Perl Language Sorting Basic Lexical Sort


Example

@sorted = sort @list;

@sorted = sort { $a cmp $b } @list;

sub compare { $a cmp $b }
@sorted = sort compare @list;

The three examples above do exactly the same thing. If you don't supply any comparator function or block, sort assumes you want the list on its right sorted lexically. This is usually the form you want if you just need your data in some predictable order and don't care about linguistic correctness.

sort passes pairs of items in @list to the comparator function, which tells sort which item is larger. The cmp operator does this for strings while <=> does the same thing for numbers. The comparator is called quite often, on average n * log(n) times with n being the number of elements to be sorted, so it's important it be fast. This is the reason sort uses predefined package global variables ($a and $b) to pass the elements to be compared to the block or function, instead of proper function parameters.

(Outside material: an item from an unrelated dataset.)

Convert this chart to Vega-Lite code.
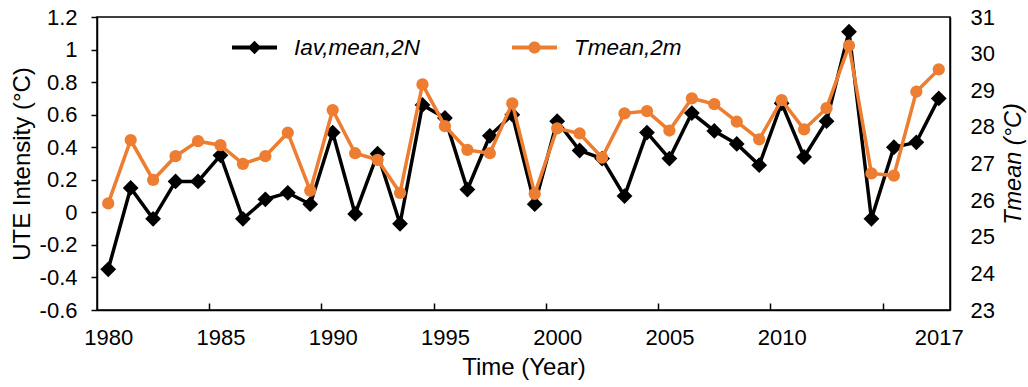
{
  "$schema": "https://vega.github.io/schema/vega-lite/v6.json",
  "width": 853,
  "height": 293,
  "autosize": {"type": "none"},
  "padding": {"left": 97, "top": 17, "right": 78, "bottom": 77},
  "background": "white",
  "config": {
    "font": "Liberation Sans",
    "view": {"stroke": "black", "strokeWidth": 1.5},
    "axis": {
      "domainColor": "black", "domainWidth": 1.5,
      "tickColor": "black", "tickWidth": 1.5,
      "labelColor": "black", "titleColor": "black",
      "labelFont": "Liberation Sans", "titleFont": "Liberation Sans",
      "labelFontSize": 22, "titleFontSize": 24, "titleFontWeight": "normal",
      "grid": false
    }
  },
  "data": {
    "values": [
      {"year": 1980, "ute": -0.35, "tmean": 25.91},
      {"year": 1981, "ute": 0.15, "tmean": 27.64},
      {"year": 1982, "ute": -0.04, "tmean": 26.55},
      {"year": 1983, "ute": 0.19, "tmean": 27.2},
      {"year": 1984, "ute": 0.19, "tmean": 27.61},
      {"year": 1985, "ute": 0.35, "tmean": 27.5},
      {"year": 1986, "ute": -0.04, "tmean": 26.99},
      {"year": 1987, "ute": 0.08, "tmean": 27.2},
      {"year": 1988, "ute": 0.12, "tmean": 27.84},
      {"year": 1989, "ute": 0.05, "tmean": 26.26},
      {"year": 1990, "ute": 0.49, "tmean": 28.46},
      {"year": 1991, "ute": -0.01, "tmean": 27.28},
      {"year": 1992, "ute": 0.36, "tmean": 27.1},
      {"year": 1993, "ute": -0.07, "tmean": 26.2},
      {"year": 1994, "ute": 0.66, "tmean": 29.16},
      {"year": 1995, "ute": 0.58, "tmean": 28.02},
      {"year": 1996, "ute": 0.14, "tmean": 27.37},
      {"year": 1997, "ute": 0.47, "tmean": 27.28},
      {"year": 1998, "ute": 0.6, "tmean": 28.64},
      {"year": 1999, "ute": 0.05, "tmean": 26.17},
      {"year": 2000, "ute": 0.56, "tmean": 27.96},
      {"year": 2001, "ute": 0.38, "tmean": 27.82},
      {"year": 2002, "ute": 0.33, "tmean": 27.16},
      {"year": 2003, "ute": 0.1, "tmean": 28.37},
      {"year": 2004, "ute": 0.49, "tmean": 28.43},
      {"year": 2005, "ute": 0.33, "tmean": 27.9},
      {"year": 2006, "ute": 0.61, "tmean": 28.78},
      {"year": 2007, "ute": 0.5, "tmean": 28.62},
      {"year": 2008, "ute": 0.42, "tmean": 28.14},
      {"year": 2009, "ute": 0.29, "tmean": 27.66},
      {"year": 2010, "ute": 0.67, "tmean": 28.73},
      {"year": 2011, "ute": 0.34, "tmean": 27.93},
      {"year": 2012, "ute": 0.56, "tmean": 28.51},
      {"year": 2013, "ute": 1.11, "tmean": 30.22},
      {"year": 2014, "ute": -0.04, "tmean": 26.73},
      {"year": 2015, "ute": 0.4, "tmean": 26.67},
      {"year": 2016, "ute": 0.43, "tmean": 28.96},
      {"year": 2017, "ute": 0.7, "tmean": 29.57}
    ]
  },
  "encoding": {
    "x": {
      "field": "year",
      "type": "quantitative",
      "scale": {"domain": [1979.5, 2017.5], "nice": false, "zero": false},
      "axis": {
        "values": [1980, 1984.5, 1985, 1989.5, 1990, 1994.5, 1995, 1999.5, 2000, 2004.5, 2005, 2009.5, 2010, 2014.5, 2017],
        "format": "d",
        "labelExpr": "datum.value % 1 === 0 ? datum.label : ''",
        "tickSize": -7,
        "tickOpacity": {"condition": {"test": "datum.value % 1 !== 0", "value": 1}, "value": 0},
        "labelPadding": 24,
        "labelOverlap": false,
        "labelBound": false,
        "labelFlush": false,
        "title": "Time (Year)",
        "titlePadding": 7
      }
    }
  },
  "layer": [
    {
      "mark": {
        "type": "line",
        "strokeWidth": 3.5,
        "point": {"shape": "diamond", "size": 250, "filled": true, "opacity": 1}
      },
      "encoding": {
        "y": {
          "field": "ute",
          "type": "quantitative",
          "scale": {"domain": [-0.6, 1.2], "nice": false, "zero": false},
          "axis": {
            "orient": "left",
            "values": [-0.6, -0.4, -0.2, 0, 0.2, 0.4, 0.6, 0.8, 1, 1.2],
            "labelExpr": "datum.value < 0 ? '-' + format(-datum.value, '.1~f') : format(datum.value, '.1~f')",
            "tickSize": 6,
            "labelPadding": 14,
            "title": "UTE Intensity (°C)",
            "titlePadding": 5
          }
        },
        "color": {
          "datum": "Iav,mean,2N",
          "type": "nominal",
          "scale": {"domain": ["Iav,mean,2N", "Tmean,2m"], "range": ["#000000", "#ED7D31"]},
          "legend": {
            "title": null,
            "orient": "none",
            "legendX": 135,
            "legendY": 8,
            "direction": "horizontal",
            "padding": 0,
            "symbolSize": 2025,
            "symbolStrokeWidth": 0,
            "labelFont": "Liberation Sans",
            "labelFontSize": 22.5,
            "labelFontStyle": "italic",
            "labelColor": "black",
            "labelOffset": 17,
            "labelLimit": 400,
            "columnPadding": 92,
            "encode": {
              "symbols": {
                "update": {
                  "shape": {"signal": "datum.value === 'Iav,mean,2N' ? 'M-1,-0.089H1V0.089H-1Z M0,-0.3L0.3,0L0,0.3L-0.3,0Z' : 'M-1,-0.089H1V0.089H-1Z M0.27,0A0.27,0.27 0 1,1 -0.27,0A0.27,0.27 0 1,1 0.27,0Z'"},
                  "fill": {"signal": "datum.value === 'Iav,mean,2N' ? '#000000' : '#ED7D31'"},
                  "fillOpacity": {"value": 1},
                  "opacity": {"value": 1},
                  "stroke": {"value": "transparent"},
                  "strokeWidth": {"value": 0},
                  "size": {"value": 2025}
                }
              }
            }
          }
        }
      }
    },
    {
      "mark": {
        "type": "line",
        "strokeWidth": 3.5,
        "point": {"shape": "circle", "size": 150, "filled": true, "opacity": 1}
      },
      "encoding": {
        "y": {
          "field": "tmean",
          "type": "quantitative",
          "scale": {"domain": [23, 31], "nice": false, "zero": false},
          "axis": {
            "orient": "right",
            "values": [23, 24, 25, 26, 27, 28, 29, 30, 31],
            "format": "d",
            "ticks": false,
            "labelPadding": 20,
            "title": "Tmean (°C)",
            "titleFontStyle": "italic",
            "titleFontSize": 23.5,
            "titleAngle": 270,
            "titleBaseline": "top",
            "titlePadding": 7
          }
        },
        "color": {
          "datum": "Tmean,2m",
          "type": "nominal"
        }
      }
    }
  ],
  "resolve": {"scale": {"y": "independent"}}
}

If you use locale, cmp takes locale specific collation order into account, e.g. it will sort Å like A under a Danish locale but after Z under an English or German one. However, it doesn't take the more complex Unicode sorting rules into account nor does it offer any control over the order—for example phone books are often sorted differently from dictionaries. For those cases, the Unicode::Collate and particularly Unicode::Collate::Locale modules are recommended.